_YOUR TASK_
Go through the data below. List every line that holds the word "document".

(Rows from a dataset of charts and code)
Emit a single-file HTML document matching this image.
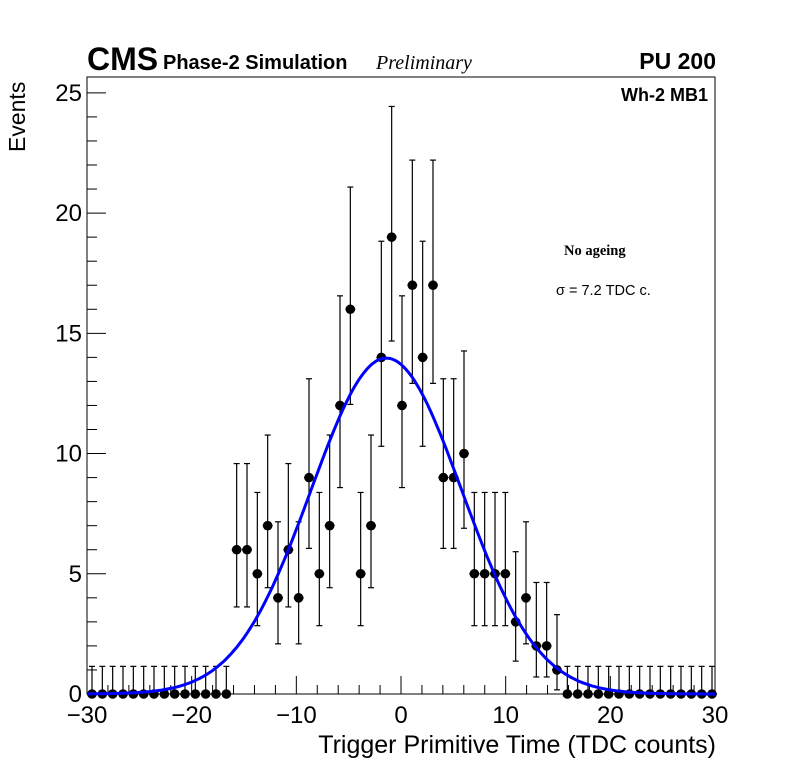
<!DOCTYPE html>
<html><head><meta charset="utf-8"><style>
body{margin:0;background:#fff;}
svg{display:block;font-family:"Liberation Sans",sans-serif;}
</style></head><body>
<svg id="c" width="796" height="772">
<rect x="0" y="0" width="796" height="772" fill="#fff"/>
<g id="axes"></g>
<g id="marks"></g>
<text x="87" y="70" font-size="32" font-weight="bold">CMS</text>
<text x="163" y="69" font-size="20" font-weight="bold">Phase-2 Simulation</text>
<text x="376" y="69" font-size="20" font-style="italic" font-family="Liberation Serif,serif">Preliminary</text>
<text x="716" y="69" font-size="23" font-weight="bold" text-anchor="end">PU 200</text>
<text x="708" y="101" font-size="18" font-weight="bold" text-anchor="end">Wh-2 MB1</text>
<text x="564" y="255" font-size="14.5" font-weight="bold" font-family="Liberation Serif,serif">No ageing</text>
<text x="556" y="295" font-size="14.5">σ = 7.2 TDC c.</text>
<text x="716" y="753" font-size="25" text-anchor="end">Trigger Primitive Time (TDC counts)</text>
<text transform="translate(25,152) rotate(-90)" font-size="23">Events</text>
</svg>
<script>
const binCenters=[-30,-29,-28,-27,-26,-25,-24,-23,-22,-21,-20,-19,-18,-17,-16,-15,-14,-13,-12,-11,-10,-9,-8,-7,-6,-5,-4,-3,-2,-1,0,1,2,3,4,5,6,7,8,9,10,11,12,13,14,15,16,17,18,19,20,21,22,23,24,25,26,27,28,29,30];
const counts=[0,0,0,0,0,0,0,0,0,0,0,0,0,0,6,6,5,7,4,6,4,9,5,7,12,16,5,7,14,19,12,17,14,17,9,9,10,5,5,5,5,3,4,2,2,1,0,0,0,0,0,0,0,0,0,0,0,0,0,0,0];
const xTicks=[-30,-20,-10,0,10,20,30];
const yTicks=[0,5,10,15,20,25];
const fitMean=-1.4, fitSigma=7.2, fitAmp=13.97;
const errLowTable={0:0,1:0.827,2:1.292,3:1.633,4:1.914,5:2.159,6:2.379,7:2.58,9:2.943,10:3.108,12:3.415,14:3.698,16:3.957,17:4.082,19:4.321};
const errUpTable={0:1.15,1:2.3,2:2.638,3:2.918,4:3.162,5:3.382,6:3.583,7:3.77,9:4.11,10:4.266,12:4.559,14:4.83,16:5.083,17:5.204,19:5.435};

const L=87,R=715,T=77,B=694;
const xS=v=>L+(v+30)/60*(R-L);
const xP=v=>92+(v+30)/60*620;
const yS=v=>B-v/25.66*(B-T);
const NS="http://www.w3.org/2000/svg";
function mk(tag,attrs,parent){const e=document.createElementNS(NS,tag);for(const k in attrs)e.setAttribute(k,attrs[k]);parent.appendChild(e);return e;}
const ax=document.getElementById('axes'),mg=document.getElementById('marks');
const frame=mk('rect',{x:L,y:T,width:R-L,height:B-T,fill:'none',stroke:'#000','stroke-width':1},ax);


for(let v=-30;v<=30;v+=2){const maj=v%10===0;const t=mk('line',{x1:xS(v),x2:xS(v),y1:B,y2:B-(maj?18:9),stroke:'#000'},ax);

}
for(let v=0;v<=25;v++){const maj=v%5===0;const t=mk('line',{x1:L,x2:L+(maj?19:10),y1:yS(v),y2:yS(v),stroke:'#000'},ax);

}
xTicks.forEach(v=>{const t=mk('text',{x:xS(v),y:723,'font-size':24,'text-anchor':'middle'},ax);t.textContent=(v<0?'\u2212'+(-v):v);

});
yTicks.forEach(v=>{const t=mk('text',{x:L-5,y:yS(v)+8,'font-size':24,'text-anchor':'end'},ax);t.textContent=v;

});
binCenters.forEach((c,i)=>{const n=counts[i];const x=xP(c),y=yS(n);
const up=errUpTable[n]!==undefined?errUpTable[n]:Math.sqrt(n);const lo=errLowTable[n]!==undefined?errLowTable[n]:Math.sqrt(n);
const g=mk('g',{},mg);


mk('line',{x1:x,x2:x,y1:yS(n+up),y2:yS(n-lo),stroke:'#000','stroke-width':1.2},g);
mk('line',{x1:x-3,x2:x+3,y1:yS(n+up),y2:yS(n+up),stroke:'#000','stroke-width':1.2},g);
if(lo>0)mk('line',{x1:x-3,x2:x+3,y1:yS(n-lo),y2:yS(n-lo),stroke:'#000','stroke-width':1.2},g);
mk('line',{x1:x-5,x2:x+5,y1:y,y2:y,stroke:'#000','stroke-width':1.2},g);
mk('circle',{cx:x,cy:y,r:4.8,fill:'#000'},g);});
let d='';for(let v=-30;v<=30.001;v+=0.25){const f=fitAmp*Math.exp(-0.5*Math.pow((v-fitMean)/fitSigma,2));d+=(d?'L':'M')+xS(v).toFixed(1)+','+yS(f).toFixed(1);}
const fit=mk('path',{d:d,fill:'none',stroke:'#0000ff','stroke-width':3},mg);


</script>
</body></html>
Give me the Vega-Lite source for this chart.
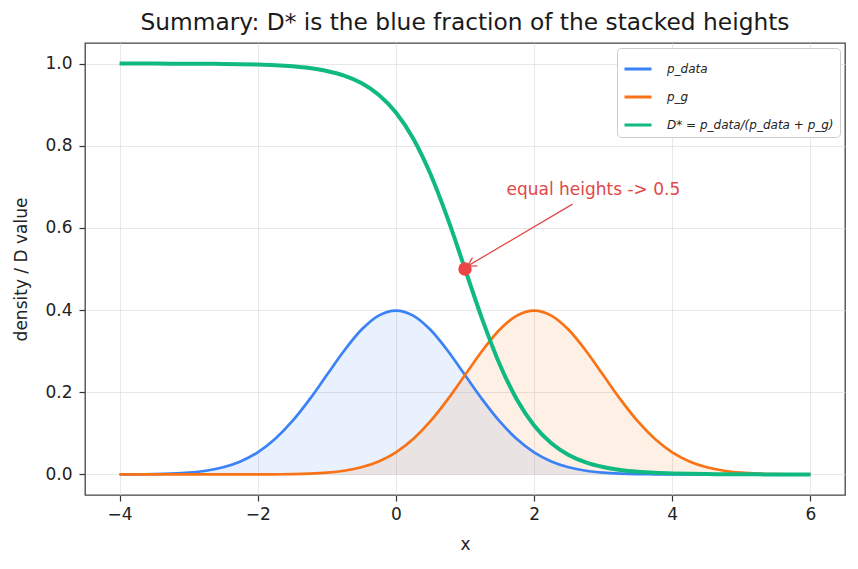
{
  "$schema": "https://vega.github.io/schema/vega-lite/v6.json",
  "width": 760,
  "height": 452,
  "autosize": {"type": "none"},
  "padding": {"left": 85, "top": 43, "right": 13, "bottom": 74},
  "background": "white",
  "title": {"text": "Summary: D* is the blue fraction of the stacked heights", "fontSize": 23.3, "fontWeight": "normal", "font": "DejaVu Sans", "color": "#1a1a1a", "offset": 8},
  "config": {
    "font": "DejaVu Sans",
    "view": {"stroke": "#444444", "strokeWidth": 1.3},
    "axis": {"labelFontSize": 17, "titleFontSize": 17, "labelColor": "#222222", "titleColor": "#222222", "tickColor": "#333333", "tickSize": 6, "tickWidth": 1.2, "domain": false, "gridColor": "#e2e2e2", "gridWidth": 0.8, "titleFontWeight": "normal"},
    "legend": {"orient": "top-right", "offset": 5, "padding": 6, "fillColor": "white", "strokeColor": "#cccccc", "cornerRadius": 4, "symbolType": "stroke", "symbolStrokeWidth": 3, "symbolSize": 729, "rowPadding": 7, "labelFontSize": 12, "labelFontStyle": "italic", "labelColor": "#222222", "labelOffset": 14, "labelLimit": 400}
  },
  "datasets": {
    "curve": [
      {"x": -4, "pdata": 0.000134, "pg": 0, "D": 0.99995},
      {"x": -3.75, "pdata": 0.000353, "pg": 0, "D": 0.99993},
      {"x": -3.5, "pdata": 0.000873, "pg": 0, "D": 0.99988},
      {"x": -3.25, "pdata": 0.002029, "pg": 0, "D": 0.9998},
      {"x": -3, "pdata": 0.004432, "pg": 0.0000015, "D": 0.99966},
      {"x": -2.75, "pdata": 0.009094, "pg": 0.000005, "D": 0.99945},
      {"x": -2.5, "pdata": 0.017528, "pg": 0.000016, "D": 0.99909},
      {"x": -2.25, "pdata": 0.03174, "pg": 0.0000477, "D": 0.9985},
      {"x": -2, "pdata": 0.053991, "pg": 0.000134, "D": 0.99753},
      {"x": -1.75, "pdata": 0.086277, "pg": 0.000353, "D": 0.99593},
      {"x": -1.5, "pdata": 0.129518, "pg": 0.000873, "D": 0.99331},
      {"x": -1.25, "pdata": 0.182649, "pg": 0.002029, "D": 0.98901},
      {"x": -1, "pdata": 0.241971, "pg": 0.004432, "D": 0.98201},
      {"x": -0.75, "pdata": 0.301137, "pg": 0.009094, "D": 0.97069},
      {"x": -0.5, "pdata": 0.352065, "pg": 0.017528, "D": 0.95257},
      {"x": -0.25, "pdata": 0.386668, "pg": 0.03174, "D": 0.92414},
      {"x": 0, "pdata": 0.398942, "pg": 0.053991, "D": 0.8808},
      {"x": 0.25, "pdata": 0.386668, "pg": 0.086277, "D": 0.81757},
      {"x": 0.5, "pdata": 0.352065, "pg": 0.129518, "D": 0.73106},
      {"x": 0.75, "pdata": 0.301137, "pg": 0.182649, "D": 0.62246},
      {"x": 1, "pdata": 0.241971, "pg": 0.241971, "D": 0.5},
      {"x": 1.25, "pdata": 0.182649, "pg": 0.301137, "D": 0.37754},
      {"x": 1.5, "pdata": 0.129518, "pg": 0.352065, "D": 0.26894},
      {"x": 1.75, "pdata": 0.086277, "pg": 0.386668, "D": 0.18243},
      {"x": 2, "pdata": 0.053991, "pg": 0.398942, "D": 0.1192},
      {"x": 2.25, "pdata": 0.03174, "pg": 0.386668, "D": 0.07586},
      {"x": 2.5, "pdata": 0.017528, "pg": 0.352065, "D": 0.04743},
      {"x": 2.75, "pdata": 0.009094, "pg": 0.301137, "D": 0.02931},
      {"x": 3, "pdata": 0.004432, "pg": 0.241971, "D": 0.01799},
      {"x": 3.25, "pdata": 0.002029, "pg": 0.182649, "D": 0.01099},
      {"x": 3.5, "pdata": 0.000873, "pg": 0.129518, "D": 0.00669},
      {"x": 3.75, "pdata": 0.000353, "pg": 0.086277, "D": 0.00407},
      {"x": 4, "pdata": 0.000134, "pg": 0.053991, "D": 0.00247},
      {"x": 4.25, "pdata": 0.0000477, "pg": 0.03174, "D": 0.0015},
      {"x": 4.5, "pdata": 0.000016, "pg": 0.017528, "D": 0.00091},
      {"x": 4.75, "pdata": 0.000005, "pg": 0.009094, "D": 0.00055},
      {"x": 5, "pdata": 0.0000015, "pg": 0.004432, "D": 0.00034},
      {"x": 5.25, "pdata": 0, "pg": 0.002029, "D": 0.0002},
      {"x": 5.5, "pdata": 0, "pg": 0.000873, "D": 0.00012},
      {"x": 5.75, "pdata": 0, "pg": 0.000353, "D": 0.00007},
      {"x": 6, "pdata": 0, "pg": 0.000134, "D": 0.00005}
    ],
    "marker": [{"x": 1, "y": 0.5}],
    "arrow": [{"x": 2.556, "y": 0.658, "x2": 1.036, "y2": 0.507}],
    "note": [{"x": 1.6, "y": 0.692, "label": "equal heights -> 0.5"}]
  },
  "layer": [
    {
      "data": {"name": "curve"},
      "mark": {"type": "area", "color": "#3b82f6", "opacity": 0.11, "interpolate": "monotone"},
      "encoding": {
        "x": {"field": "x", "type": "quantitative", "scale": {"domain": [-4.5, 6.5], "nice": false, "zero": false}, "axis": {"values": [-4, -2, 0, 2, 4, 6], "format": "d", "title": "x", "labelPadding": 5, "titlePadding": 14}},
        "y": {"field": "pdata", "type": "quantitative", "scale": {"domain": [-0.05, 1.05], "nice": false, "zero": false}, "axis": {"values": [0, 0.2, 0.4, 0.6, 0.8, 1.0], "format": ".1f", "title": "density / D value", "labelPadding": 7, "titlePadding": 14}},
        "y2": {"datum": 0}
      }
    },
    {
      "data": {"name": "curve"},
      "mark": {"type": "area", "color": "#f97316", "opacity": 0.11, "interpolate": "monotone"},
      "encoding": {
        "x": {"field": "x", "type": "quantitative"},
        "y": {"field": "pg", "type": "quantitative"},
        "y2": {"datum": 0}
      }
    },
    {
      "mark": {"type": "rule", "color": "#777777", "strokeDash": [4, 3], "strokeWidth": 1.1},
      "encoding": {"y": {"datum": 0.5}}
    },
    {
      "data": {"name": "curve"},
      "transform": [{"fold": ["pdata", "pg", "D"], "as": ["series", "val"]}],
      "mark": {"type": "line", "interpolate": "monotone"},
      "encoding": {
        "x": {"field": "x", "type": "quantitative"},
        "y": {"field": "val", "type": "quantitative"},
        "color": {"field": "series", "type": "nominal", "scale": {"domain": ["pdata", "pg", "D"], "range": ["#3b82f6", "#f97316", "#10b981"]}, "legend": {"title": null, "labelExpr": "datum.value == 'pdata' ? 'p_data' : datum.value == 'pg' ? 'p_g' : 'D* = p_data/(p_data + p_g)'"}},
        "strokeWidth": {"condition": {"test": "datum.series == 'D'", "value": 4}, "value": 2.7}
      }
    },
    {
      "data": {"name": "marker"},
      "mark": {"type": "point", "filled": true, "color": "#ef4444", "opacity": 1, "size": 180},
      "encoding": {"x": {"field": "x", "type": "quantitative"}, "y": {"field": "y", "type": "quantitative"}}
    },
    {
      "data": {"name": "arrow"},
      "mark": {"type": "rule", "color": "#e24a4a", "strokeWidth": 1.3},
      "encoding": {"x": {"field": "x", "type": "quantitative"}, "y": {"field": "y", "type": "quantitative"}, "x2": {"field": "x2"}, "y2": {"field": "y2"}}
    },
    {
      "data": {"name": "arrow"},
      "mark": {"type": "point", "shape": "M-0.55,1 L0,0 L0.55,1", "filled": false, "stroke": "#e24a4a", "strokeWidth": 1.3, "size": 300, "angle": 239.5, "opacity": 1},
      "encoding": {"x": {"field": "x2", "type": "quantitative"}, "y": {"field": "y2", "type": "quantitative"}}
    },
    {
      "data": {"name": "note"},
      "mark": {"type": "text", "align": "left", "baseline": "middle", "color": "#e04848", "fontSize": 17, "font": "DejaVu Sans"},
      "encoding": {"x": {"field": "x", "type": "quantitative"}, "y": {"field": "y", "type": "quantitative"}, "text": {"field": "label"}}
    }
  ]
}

_EXERCISE ANSWER_
Emit a single-file HTML document matching this image.
function mk(tag,attrs,parent){const e=document.createElementNS(NS,tag);for(const k in attrs)e.setAttribute(k,attrs[k]);parent.appendChild(e);return e;}
const ax=document.getElementById('axes'),mg=document.getElementById('marks');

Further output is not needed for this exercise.